Est-ce qu’aujourd’hui, on peut parler d’une industrie cinématographique au Sénégal ?
Selon moi, il est très prématuré de dire que le Sénégal dispose d’une industrie cinématographique. Cependant, je crois que notre pays est dans les dispositions de mettre en place cette industrie. C’est dans cette logique que s’inscrit le travail d’assainissement du secteur du cinéma et de l’audiovisuel créatif de la Direction de la cinématographie du Sénégal, avec l’instauration de cartes professionnelles pour les acteurs ou techniciens du cinéma, les barèmes de paiement, les métiers à faire valoir pour les formations des jeunes, etc. Mais aussi l’implication d’organisations cinématographiques reconnues dans les réflexions.

Qu’est-ce qui manque alors pour la mise en place de cette industrie cinématographique ?
Pour mettre en place notre industrie, il est impératif que nos autorités construisent des salles de cinéma, avec les équipements idoines, dans chaque région du Sénégal, ou bien qu’ils allouent un budget conséquent pour la réhabilitation de ces dernières. Aujourd’hui, on parle de complexes cinématographiques et de favoriser les formations qualifiantes des jeunes en les décentralisant. Le Sénégal doit obligatoirement avoir une Ecole nationale de formation en cinéma, prenant en compte, sans exception, les métiers existants dans le secteur du cinéma. Pour moi, des appels à projets doivent être initiés par le Fopica. L’Etat du Sénégal doit tripler le fonds alloué au cinéma afin qu’il puisse accompagner concrètement les productions sénégalaises. On ne peut pas parler d’industrie cinématographique sans parler de comment rentabiliser les produits et pour cela, il faudra qu’on tienne compte des nouvelles technologies, des salles de cinéma, mais aussi de l’implication de nos télévisions dans les co-productions des films de nos cinéastes. Sans oublier les entreprises qui, pour moi, doivent impérativement sponsoriser les festivals dans le cadre de leurs Rse.

Quelle attitude les acteurs culturels devraient-ils adopter pour mieux se faire entendre par les décideurs, pour une meilleure prise en charge de leurs préoccupations ?
Pour booster le cinéma sénégalais, il faudrait indéniablement une politique culturelle.

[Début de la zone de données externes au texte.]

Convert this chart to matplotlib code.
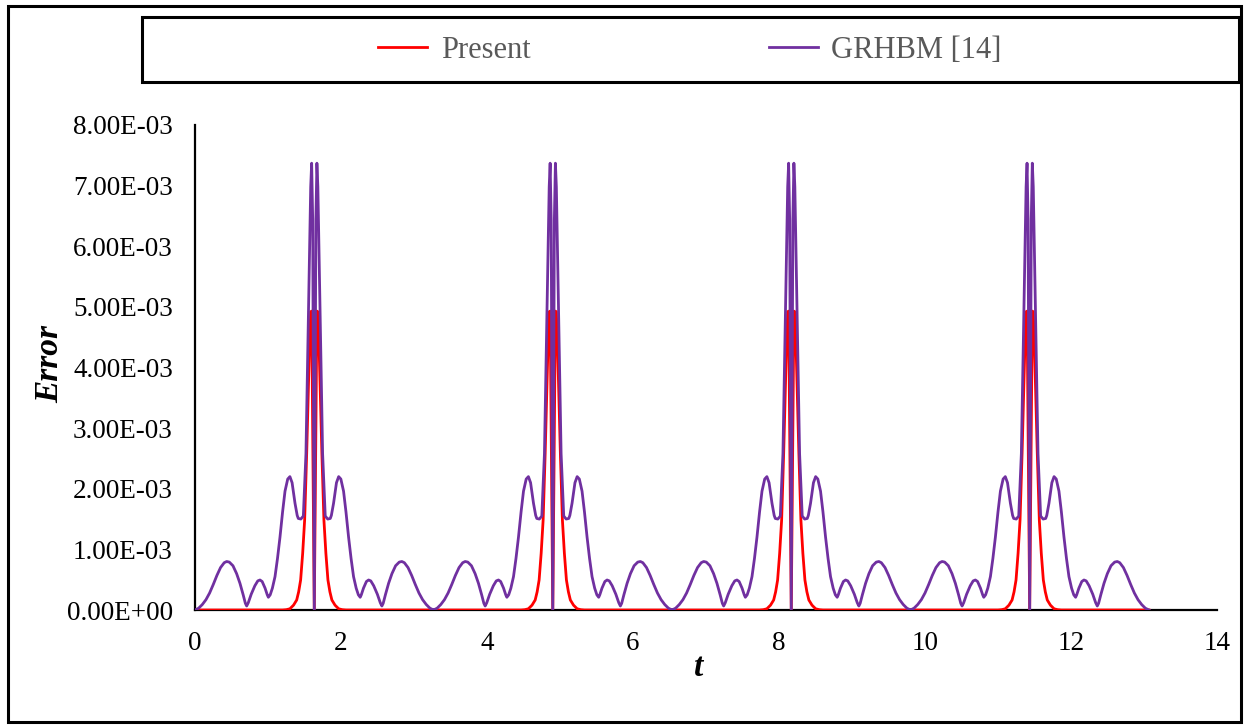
import numpy as np
import matplotlib
matplotlib.use("Agg")
import matplotlib.pyplot as plt
from matplotlib.patches import Rectangle

plt.rcParams['font.family'] = ['Liberation Serif', 'DejaVu Serif']

# Readings for the left half of one error burst (offset from the burst start)
grhbm_s = [0.0, 0.05, 0.10, 0.15, 0.20, 0.25, 0.30, 0.35, 0.40, 0.434,
           0.47, 0.52, 0.57, 0.616, 0.66, 0.69, 0.708, 0.73, 0.77, 0.82,
           0.86, 0.89, 0.92, 0.96, 0.99, 1.005, 1.03, 1.06, 1.096, 1.13,
           1.164, 1.20, 1.233, 1.27, 1.30, 1.33, 1.37, 1.40, 1.415, 1.45,
           1.484, 1.52, 1.553, 1.585, 1.598, 1.612, 1.634]
grhbm_half = [0.0, 0.03, 0.09, 0.17, 0.28, 0.42, 0.57, 0.70, 0.78, 0.80,
              0.79, 0.73, 0.60, 0.44, 0.25, 0.11, 0.066, 0.12, 0.26, 0.40,
              0.48, 0.495, 0.47, 0.36, 0.25, 0.21, 0.25, 0.36, 0.55, 0.85,
              1.20, 1.62, 1.96, 2.16, 2.20, 2.10, 1.76, 1.56, 1.51, 1.50,
              1.55, 2.58, 4.78, 6.98, 7.37, 6.45, 0.0]

present_s = [0.0, 1.20, 1.25, 1.30, 1.35, 1.393, 1.42, 1.447, 1.475, 1.502,
             1.53, 1.566, 1.585, 1.598, 1.634]
present_half = [0.0, 0.0, 0.005, 0.02, 0.08, 0.165, 0.30, 0.495, 0.935, 1.485,
                2.59, 4.24, 4.92, 4.93, 0.0]

# burst centres
centres = [1.634, 4.901, 8.168, 11.434]

series_names = ["Present", "GRHBM [14]"]
series_colors = ["#FF0000", "#7030A0"]

y_ticks = [0, 1e-3, 2e-3, 3e-3, 4e-3, 5e-3, 6e-3, 7e-3, 8e-3]
y_tick_labels = ["0.00E+00", "1.00E-03", "2.00E-03", "3.00E-03", "4.00E-03",
                 "5.00E-03", "6.00E-03", "7.00E-03", "8.00E-03"]
x_ticks = [0, 2, 4, 6, 8, 10, 12, 14]


def build(s_vals, values):
    # mirror the half-burst around each centre and join the bursts
    s = np.array(s_vals)
    v = np.array(values) * 1e-3
    t_all, e_all = [], []
    for c in centres:
        start = c - s[-1]
        t_all += list(start + s) + list(c + (s[-1] - s[::-1])[1:])
        e_all += list(v) + list(v[::-1][1:])
    return np.array(t_all), np.array(e_all)


fig = plt.figure(figsize=(12.48, 7.28), dpi=100)
ax = fig.add_axes([195 / 1248, 1 - 610 / 728, 1022 / 1248, 485 / 728])

t_p, e_p = build(present_s, present_half)
t_g, e_g = build(grhbm_s, grhbm_half)
ax.plot(t_p, e_p, color=series_colors[0], lw=2.0, label=series_names[0],
        solid_joinstyle='round', zorder=3)
ax.plot(t_g, e_g, color=series_colors[1], lw=2.0, label=series_names[1],
        solid_joinstyle='round', zorder=4)

ax.set_xlim(0, 14)
ax.set_ylim(0, 8e-3)
ax.set_xticks(x_ticks)
ax.set_xticklabels([str(x) for x in x_ticks])
ax.set_yticks(y_ticks)
ax.set_yticklabels(y_tick_labels)
ax.tick_params(length=0, labelsize=19.5)
ax.tick_params(axis='y', pad=16)
ax.tick_params(axis='x', pad=15)
for side in ['top', 'right']:
    ax.spines[side].set_visible(False)
for side in ['left', 'bottom']:
    ax.spines[side].set_color('black')
    ax.spines[side].set_linewidth(1.6)
ax.spines['bottom'].set_zorder(2)

fig.text(50 / 1248, 1 - 364 / 728, "Error", rotation=90, fontsize=24,
         fontweight='bold', fontstyle='italic', ha='center', va='center')
fig.text(699 / 1248, 1 - 667 / 728, "t", fontsize=24, fontweight='bold',
         fontstyle='italic', ha='center', va='center')

# outer frame and legend box
fig.patches.append(Rectangle((8 / 1248, 6 / 728), 1233 / 1248, 716 / 728,
                             transform=fig.transFigure, fill=False,
                             edgecolor='black', lw=2.2))
fig.patches.append(Rectangle((142 / 1248, 1 - 82 / 728), 1097 / 1248, 65 / 728,
                             transform=fig.transFigure, fill=False,
                             edgecolor='black', lw=2.2))
leg = fig.legend(loc='center', bbox_to_anchor=(690 / 1248, 1 - 50 / 728),
                 ncol=2, frameon=False, fontsize=22, handlelength=1.6,
                 handletextpad=0.45, columnspacing=7.8)
for txt in leg.get_texts():
    txt.set_color('#595959')

fig.savefig("out.png", dpi=100)
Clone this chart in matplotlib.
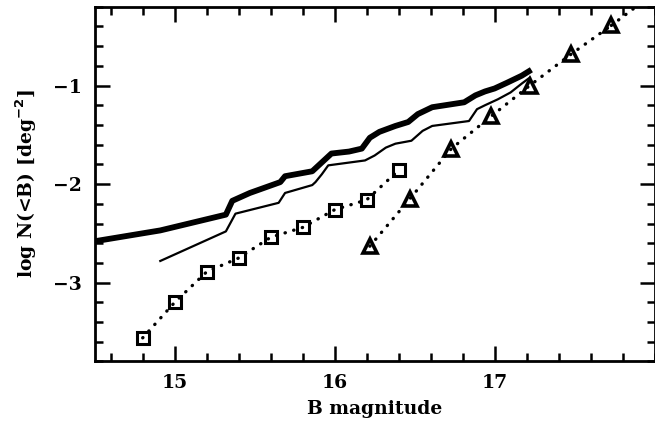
import numpy as np
import matplotlib.pyplot as plt
from matplotlib.ticker import MultipleLocator

# thick curve (cumulative counts, sample 1)
thick_mag = [14.50, 14.91, 15.32, 15.36, 15.47, 15.66, 15.69, 15.86, 15.90, 15.98,
             16.09, 16.17, 16.22, 16.28, 16.38, 16.46, 16.52, 16.61, 16.81, 16.88,
             16.94, 17.00, 17.08, 17.17, 17.23]
thick_logn = [-2.58, -2.47, -2.31, -2.17, -2.09, -1.98, -1.92, -1.87, -1.81, -1.69,
              -1.67, -1.64, -1.53, -1.47, -1.41, -1.37, -1.29, -1.22, -1.17, -1.10,
              -1.06, -1.03, -0.97, -0.90, -0.84]

# thin curve (cumulative counts, sample 2)
thin_mag = [14.91, 15.32, 15.38, 15.65, 15.69, 15.86, 15.88, 15.92, 15.96, 16.19,
            16.25, 16.32, 16.38, 16.48, 16.55, 16.61, 16.84, 16.89, 16.94, 17.02,
            17.10, 17.17, 17.22]
thin_logn = [-2.78, -2.48, -2.30, -2.19, -2.09, -2.01, -1.98, -1.90, -1.81, -1.76,
             -1.71, -1.63, -1.59, -1.56, -1.46, -1.41, -1.36, -1.24, -1.20, -1.14,
             -1.07, -0.98, -0.92]

# squares
sq_mag = [14.80, 15.00, 15.20, 15.40, 15.60, 15.80, 16.00, 16.20, 16.40]
sq_logn = [-3.56, -3.20, -2.89, -2.75, -2.54, -2.44, -2.26, -2.16, -1.86]

# triangles
tri_mag = [16.22, 16.47, 16.73, 16.98, 17.22, 17.48, 17.73]
tri_logn = [-2.63, -2.15, -1.64, -1.31, -1.00, -0.68, -0.39]
# dotted continuation past the last triangle
tri_ext_mag = [17.73, 17.95]
tri_ext_logn = [-0.39, -0.12]

plt.rcParams['font.family'] = ['DejaVu Serif']
plt.rcParams['font.weight'] = 'bold'

fig = plt.figure(figsize=(6.55, 4.23), dpi=100)
ax = fig.add_axes([0.1446, 0.1454, 0.8547, 0.8388])

ax.plot(thick_mag, thick_logn, color='black', lw=4.2, solid_capstyle='butt')
ax.plot(thin_mag, thin_logn, color='black', lw=1.6)

dot = (0, (0.1, 2.6))
ax.plot(sq_mag, sq_logn, color='black', lw=2.4, linestyle=dot, dash_capstyle='round')
ax.plot(sq_mag, sq_logn, linestyle='none', marker='s', markersize=8.5,
        markerfacecolor='none', markeredgecolor='black', markeredgewidth=2.2)

ax.plot(tri_mag, tri_logn, color='black', lw=2.4, linestyle=dot, dash_capstyle='round')
ax.plot(tri_ext_mag, tri_ext_logn, color='black', lw=2.4, linestyle=dot, dash_capstyle='round')
ax.plot(tri_mag, tri_logn, linestyle='none', marker='^', markersize=9.5,
        markerfacecolor='none', markeredgecolor='black', markeredgewidth=2.6)

ax.set_xlim(14.5, 18.0)
ax.set_ylim(-3.8, -0.2)

ax.xaxis.set_major_locator(MultipleLocator(1))
ax.xaxis.set_minor_locator(MultipleLocator(0.2))
ax.yaxis.set_major_locator(MultipleLocator(1))
ax.yaxis.set_minor_locator(MultipleLocator(0.2))
ax.set_xticks([15, 16, 17])
ax.set_yticks([-3, -2, -1])
ax.set_yticklabels(['\u22123', '\u22122', '\u22121'])

ax.tick_params(which='both', direction='in', top=True, right=True, width=1.8,
               labelsize=13.5)
ax.tick_params(which='major', length=10.5, pad=9)
ax.tick_params(which='minor', length=5.5)
for s in ax.spines.values():
    s.set_linewidth(2.0)

ax.set_xlabel('B magnitude', fontsize=13.5, fontweight='bold', labelpad=6)
ax.set_ylabel(r'log N(<B) [deg$^{\mathbf{-2}}$]', fontsize=13.5, fontweight='bold', labelpad=10)

fig.savefig('out.png', dpi=100)
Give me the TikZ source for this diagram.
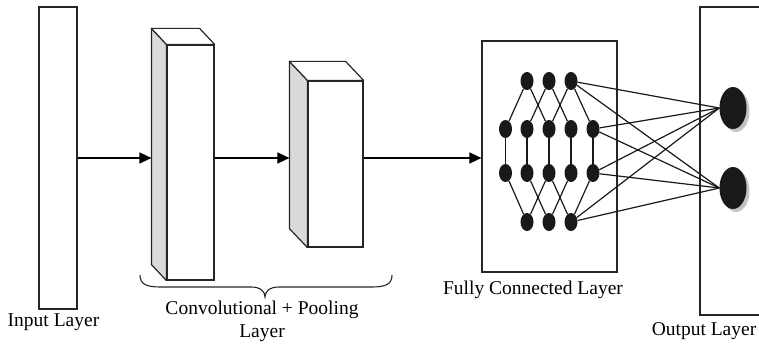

C’est dommage de voir ou constater que la culture n’occupe pas une place privilégiée tant sur le plan médiatique que celui politique. On évoque très rarement les enjeux culturels de l’heure dans l’espace public. Les acteurs culturels doivent se faire entendre par des actions concrètes et être exigeants à l’égard de nos politiques. Les autorités locales, en collaboration avec les centres culturels régionaux, doivent réfléchir sur des agendas culturels pour permettre de prendre au sérieux la culture. Par exemple, à Diourbel, depuis plus de 10 ans, il n’y a pas de ligne budgétaire allouée à la culture, alors que c’est une compétence transférée. Les élus et les conseils municipaux doivent être davantage sensibilisés.